According to the United States Census Bureau, the Town has a total area of 13.2 square miles, with 10.6 square miles on land and 2.6 square miles on water. As of the census of 2000, the population of Malabar was 2,622.
Palm Bay’s recent history began in the 1850s when the first European settlers built homes along Turkey Creek. Originally referred to as Tillman, the settlement was described as a “small strip of hammock…on each side of Turkey Creek…mostly pine and palmetto, miserable sandy barren oak scrub, some ponds and interspersed with sawgrass and gallberry.” By the mid-nineteenth century, there was a lumbering operation, packing house, and orange groves.
Between 1910 and 1914, Tillman became the center for a land company known as the Indian River Catholic Colony. Attempting to grow two crops a season, farmers quickly depleted the soil, and the colony failed. Those remaining built St. Joseph’s Church on Miller Street, the oldest building still standing.

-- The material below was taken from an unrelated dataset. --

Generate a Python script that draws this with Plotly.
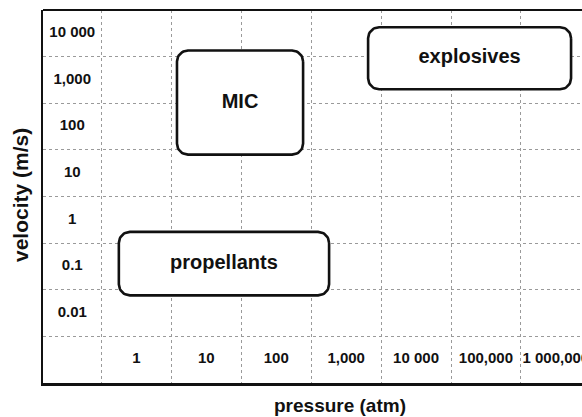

In the 1920s, the city was renamed after the bay bordered with sabal palm trees known as Palm Bay located at the mouth of Turkey Creek.
In 1959, General Development Corporation purchased and platted extensive tracts of land in Palm Bay for its large residential project known as Port Malabar. The city incorporated itself on January 16, 1960.
According to the United States Census Bureau, the city has a total area of 66.75 square miles, of which 63.65 square miles is land and 3.1 square miles is water. As of the 2010 census, the population of Palm Bay was 103,190.
Grant Valkaria was incorporated as a town on July 25, 2006 by joining the two previously unincorporated communities of Grant and Valkaria. The community of Grant was originally established in 1925, and has a history as a fishing village, with agriculture also a part of both communities’ histories. The community name of Valkaria derives from Valkyrie, a warrior-maiden of Norse mythology. A largely rural town, Grant Valkaria includes older homes, newer homes on acre-plus lots and the county owned Habitat Golf Course, a 6,836 yards, par-72 course set near the Valkaria Airport.
The town has held the Grant Seafood Festival every year on the last weekend of February since 1966. In 1968, then U.S. Vice-President Hubert Humphrey visited the Seafood Festival while campaigning for his 1968 presidential bid. The proceeds go towards college scholarships for local children, as well as summer break activities for the community’s children. The town also features the historic Bensen House (1916 House).